> Task material
— Begin —

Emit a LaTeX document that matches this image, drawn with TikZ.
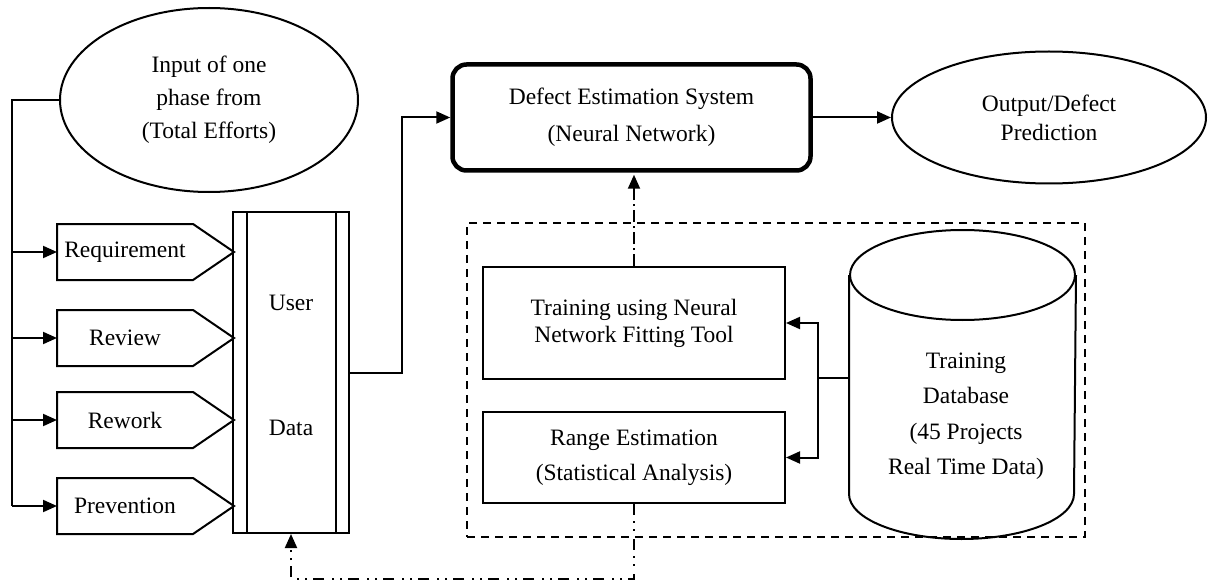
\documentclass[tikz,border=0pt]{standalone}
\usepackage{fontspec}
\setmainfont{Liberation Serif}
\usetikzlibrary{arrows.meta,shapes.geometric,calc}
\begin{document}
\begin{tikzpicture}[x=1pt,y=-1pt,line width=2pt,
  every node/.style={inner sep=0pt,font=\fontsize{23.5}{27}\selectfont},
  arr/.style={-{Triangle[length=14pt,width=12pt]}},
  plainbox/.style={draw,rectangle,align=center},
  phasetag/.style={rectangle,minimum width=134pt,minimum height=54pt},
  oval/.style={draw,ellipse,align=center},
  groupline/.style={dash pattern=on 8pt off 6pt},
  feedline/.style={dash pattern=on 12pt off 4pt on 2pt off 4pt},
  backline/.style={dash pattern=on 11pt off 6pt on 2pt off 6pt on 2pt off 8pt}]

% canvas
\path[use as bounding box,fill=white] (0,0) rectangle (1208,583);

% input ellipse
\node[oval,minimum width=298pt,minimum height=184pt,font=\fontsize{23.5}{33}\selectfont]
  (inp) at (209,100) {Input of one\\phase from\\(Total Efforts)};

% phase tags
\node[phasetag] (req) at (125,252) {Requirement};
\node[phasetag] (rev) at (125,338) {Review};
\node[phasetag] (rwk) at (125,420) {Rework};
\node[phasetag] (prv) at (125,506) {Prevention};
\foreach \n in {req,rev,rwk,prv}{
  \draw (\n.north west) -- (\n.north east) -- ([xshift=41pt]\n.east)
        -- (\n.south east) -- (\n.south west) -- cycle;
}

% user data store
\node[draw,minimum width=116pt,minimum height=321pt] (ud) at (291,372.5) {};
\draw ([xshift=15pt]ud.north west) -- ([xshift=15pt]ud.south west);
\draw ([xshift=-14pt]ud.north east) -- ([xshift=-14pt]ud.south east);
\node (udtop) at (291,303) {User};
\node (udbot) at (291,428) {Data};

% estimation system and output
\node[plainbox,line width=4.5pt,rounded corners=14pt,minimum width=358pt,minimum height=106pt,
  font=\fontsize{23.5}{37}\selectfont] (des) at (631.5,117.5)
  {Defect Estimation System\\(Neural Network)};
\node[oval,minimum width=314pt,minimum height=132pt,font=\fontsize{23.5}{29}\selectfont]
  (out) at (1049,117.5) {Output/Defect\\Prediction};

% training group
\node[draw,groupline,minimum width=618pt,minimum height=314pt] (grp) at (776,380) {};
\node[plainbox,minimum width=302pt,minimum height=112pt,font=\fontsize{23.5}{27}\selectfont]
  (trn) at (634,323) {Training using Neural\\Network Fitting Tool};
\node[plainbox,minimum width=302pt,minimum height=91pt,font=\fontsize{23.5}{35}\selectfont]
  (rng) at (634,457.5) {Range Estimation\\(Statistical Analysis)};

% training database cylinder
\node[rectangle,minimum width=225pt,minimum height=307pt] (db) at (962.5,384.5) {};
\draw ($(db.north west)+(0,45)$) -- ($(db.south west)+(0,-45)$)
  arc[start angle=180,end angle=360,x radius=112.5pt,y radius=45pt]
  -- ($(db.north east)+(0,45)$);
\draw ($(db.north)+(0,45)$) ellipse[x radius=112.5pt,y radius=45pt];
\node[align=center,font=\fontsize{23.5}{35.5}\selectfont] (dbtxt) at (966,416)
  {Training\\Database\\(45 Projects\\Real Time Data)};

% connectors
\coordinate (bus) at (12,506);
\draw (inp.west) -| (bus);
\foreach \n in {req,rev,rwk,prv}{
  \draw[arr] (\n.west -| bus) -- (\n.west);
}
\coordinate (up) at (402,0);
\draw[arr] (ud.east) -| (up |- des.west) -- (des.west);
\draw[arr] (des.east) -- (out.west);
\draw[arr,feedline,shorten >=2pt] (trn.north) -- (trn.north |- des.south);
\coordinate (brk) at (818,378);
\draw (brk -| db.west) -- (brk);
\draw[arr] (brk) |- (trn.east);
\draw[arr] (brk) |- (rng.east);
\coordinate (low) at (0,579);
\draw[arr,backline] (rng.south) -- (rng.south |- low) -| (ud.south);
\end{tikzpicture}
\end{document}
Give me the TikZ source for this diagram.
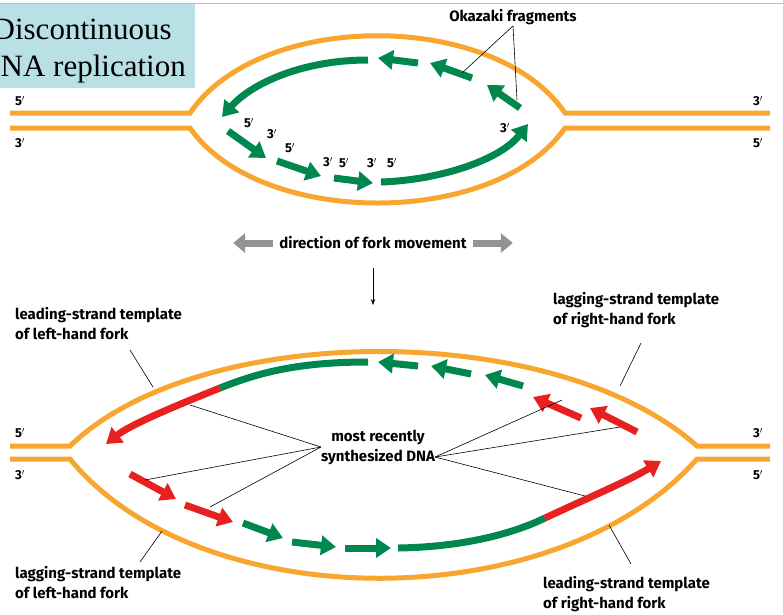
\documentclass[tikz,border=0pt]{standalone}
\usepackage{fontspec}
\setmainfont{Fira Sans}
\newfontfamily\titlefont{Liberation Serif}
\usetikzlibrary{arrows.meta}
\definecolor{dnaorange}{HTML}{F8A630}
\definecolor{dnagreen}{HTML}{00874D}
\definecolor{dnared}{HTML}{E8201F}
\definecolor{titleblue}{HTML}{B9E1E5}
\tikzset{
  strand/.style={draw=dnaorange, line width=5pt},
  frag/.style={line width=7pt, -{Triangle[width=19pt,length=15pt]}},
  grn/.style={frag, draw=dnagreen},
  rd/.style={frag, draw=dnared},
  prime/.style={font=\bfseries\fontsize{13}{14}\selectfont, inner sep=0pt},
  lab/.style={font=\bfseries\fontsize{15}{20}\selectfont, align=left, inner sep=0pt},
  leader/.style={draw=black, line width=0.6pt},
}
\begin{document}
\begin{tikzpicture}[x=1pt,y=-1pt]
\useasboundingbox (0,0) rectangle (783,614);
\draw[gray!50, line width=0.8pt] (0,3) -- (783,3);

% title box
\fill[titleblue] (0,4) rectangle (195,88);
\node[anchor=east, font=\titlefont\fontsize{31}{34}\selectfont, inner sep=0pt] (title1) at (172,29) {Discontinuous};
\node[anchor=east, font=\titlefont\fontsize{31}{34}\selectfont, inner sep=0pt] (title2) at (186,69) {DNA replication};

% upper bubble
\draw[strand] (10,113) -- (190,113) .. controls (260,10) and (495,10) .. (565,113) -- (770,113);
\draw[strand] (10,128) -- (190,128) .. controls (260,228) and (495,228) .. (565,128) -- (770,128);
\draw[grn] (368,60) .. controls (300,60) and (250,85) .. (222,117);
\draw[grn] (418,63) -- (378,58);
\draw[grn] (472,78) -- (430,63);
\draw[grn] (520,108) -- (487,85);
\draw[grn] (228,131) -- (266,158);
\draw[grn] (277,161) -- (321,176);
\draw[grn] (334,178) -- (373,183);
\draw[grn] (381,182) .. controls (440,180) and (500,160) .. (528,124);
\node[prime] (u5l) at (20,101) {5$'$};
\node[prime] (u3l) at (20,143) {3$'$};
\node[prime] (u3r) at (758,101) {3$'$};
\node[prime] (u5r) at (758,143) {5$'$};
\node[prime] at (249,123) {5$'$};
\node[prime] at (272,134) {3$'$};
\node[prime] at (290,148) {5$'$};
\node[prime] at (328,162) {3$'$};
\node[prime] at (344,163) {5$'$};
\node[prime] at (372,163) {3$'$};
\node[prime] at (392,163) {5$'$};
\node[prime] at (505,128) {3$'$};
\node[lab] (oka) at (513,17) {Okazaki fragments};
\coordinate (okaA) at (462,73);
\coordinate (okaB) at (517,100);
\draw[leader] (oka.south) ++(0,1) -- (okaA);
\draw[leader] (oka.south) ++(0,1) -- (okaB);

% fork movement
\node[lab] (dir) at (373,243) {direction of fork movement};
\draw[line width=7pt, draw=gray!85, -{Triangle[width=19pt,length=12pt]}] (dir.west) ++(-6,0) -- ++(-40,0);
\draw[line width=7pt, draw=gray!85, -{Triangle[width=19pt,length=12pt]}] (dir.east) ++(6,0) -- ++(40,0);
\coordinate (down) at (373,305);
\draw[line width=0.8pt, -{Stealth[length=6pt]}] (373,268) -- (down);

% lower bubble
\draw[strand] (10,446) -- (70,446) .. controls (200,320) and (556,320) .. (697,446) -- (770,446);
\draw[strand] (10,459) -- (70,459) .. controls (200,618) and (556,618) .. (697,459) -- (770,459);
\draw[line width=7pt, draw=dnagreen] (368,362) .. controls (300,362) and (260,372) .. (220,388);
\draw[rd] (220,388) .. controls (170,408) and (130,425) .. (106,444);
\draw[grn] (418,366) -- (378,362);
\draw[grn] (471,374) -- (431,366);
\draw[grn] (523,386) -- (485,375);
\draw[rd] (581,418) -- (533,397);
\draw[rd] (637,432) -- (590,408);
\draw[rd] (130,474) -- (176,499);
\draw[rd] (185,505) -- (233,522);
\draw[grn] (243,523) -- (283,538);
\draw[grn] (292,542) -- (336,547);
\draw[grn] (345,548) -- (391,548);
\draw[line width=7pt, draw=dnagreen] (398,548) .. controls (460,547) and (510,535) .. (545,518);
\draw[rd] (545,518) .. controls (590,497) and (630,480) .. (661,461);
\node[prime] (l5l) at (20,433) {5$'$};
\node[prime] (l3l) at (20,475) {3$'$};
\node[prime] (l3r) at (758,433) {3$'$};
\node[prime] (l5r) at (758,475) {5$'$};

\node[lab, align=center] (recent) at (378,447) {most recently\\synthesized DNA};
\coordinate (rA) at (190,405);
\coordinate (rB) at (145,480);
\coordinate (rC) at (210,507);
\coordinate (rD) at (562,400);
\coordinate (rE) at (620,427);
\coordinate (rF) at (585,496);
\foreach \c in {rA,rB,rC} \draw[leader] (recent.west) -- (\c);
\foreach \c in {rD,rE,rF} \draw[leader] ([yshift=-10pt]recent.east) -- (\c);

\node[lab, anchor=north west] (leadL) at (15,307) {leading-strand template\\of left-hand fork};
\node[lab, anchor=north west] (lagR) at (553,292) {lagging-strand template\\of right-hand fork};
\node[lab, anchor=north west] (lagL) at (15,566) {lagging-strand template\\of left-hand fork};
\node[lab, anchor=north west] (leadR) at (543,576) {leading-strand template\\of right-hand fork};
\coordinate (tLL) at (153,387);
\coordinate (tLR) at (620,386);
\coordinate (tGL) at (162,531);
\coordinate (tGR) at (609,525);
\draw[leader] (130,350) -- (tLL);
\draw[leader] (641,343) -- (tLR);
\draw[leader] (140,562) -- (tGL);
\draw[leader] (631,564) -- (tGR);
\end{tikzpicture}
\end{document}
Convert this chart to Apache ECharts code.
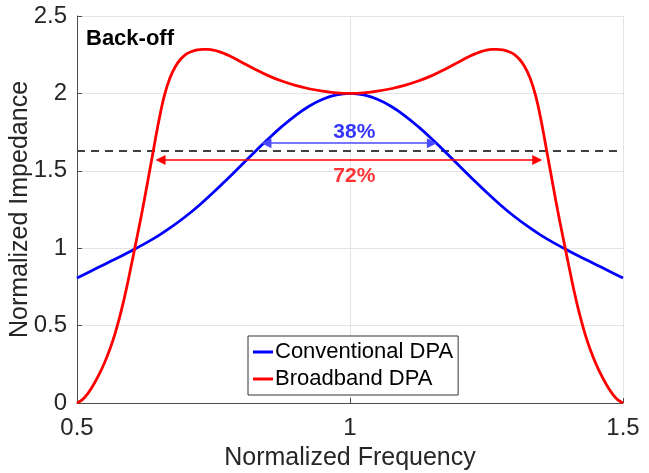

— End —

Repeat exactly, and only, the lines from the one containing "Give me the TikZ source for this diagram." through the one containing "inner sep=0pt] (title2)", both included, without the pictures.

Give me the TikZ source for this diagram.
\documentclass[tikz,border=0pt]{standalone}
\usepackage{fontspec}
\setmainfont{Fira Sans}
\newfontfamily\titlefont{Liberation Serif}
\usetikzlibrary{arrows.meta}
\definecolor{dnaorange}{HTML}{F8A630}
\definecolor{dnagreen}{HTML}{00874D}
\definecolor{dnared}{HTML}{E8201F}
\definecolor{titleblue}{HTML}{B9E1E5}
\tikzset{
  strand/.style={draw=dnaorange, line width=5pt},
  frag/.style={line width=7pt, -{Triangle[width=19pt,length=15pt]}},
  grn/.style={frag, draw=dnagreen},
  rd/.style={frag, draw=dnared},
  prime/.style={font=\bfseries\fontsize{13}{14}\selectfont, inner sep=0pt},
  lab/.style={font=\bfseries\fontsize{15}{20}\selectfont, align=left, inner sep=0pt},
  leader/.style={draw=black, line width=0.6pt},
}
\begin{document}
\begin{tikzpicture}[x=1pt,y=-1pt]
\useasboundingbox (0,0) rectangle (783,614);
\draw[gray!50, line width=0.8pt] (0,3) -- (783,3);

% title box
\fill[titleblue] (0,4) rectangle (195,88);
\node[anchor=east, font=\titlefont\fontsize{31}{34}\selectfont, inner sep=0pt] (title1) at (172,29) {Discontinuous};
\node[anchor=east, font=\titlefont\fontsize{31}{34}\selectfont, inner sep=0pt] (title2) at (186,69) {DNA replication};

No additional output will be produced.